## Directions for this task:
Filter out everything except lines holding "matplotlib".

■ ■ ■ ■

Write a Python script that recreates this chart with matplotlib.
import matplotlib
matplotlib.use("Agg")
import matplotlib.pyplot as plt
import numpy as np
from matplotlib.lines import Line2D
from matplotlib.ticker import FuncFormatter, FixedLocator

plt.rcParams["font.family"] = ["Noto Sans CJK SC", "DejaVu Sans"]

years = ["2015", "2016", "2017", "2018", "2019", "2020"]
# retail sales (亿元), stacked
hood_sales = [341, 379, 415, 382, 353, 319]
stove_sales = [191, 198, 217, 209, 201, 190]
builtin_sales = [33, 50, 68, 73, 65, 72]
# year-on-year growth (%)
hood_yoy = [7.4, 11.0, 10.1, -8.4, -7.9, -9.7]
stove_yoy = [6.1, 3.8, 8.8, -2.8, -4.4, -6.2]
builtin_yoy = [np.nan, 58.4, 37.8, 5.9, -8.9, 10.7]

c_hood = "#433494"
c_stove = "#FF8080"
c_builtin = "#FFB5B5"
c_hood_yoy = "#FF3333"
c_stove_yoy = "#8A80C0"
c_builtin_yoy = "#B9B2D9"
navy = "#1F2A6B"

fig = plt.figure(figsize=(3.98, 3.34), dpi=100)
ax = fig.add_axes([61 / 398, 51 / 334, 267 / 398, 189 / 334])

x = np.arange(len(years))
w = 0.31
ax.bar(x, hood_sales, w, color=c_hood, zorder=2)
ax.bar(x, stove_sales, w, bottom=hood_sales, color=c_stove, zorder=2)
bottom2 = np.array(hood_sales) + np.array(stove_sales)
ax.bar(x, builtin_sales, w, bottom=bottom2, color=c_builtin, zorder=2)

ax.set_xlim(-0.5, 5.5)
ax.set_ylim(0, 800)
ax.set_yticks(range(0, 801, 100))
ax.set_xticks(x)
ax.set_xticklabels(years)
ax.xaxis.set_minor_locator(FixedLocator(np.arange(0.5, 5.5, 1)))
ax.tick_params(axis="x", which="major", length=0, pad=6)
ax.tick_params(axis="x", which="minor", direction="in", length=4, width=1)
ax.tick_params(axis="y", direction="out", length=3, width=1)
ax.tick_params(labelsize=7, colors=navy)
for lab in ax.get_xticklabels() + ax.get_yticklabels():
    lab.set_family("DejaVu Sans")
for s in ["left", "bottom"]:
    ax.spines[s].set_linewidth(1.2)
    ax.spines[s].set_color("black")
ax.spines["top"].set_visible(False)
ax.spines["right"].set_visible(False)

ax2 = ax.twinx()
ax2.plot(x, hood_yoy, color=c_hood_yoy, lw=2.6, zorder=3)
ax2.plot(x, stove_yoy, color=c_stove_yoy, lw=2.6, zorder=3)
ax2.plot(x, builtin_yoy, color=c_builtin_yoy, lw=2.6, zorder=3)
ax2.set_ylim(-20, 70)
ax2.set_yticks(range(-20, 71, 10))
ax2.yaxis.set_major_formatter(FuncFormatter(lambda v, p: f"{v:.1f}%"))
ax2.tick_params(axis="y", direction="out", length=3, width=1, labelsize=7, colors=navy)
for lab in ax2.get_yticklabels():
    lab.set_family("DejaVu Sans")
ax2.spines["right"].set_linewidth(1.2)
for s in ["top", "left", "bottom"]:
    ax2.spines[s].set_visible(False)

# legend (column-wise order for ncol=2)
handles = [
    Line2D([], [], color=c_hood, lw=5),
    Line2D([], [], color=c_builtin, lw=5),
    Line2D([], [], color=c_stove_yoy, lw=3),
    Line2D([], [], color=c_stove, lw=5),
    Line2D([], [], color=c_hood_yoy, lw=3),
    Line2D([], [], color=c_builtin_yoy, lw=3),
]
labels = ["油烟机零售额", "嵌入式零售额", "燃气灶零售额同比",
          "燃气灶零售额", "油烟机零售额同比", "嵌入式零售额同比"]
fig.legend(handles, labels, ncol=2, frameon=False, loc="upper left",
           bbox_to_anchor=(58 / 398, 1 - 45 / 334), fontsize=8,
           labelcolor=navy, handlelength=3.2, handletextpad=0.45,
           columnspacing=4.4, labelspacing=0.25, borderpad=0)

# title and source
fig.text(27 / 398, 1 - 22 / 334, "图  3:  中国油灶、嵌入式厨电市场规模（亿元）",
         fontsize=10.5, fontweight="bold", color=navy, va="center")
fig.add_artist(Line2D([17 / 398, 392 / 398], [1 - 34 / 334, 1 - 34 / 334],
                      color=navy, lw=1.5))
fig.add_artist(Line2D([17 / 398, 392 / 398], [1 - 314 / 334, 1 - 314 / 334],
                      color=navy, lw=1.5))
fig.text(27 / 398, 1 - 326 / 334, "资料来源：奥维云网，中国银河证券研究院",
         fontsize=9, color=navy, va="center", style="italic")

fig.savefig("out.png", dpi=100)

■ ■ ■ ■

## Result of this task:
Write a Python script that recreates this chart with matplotlib.
import matplotlib
matplotlib.use("Agg")
import matplotlib.pyplot as plt
from matplotlib.lines import Line2D
from matplotlib.ticker import FuncFormatter, FixedLocator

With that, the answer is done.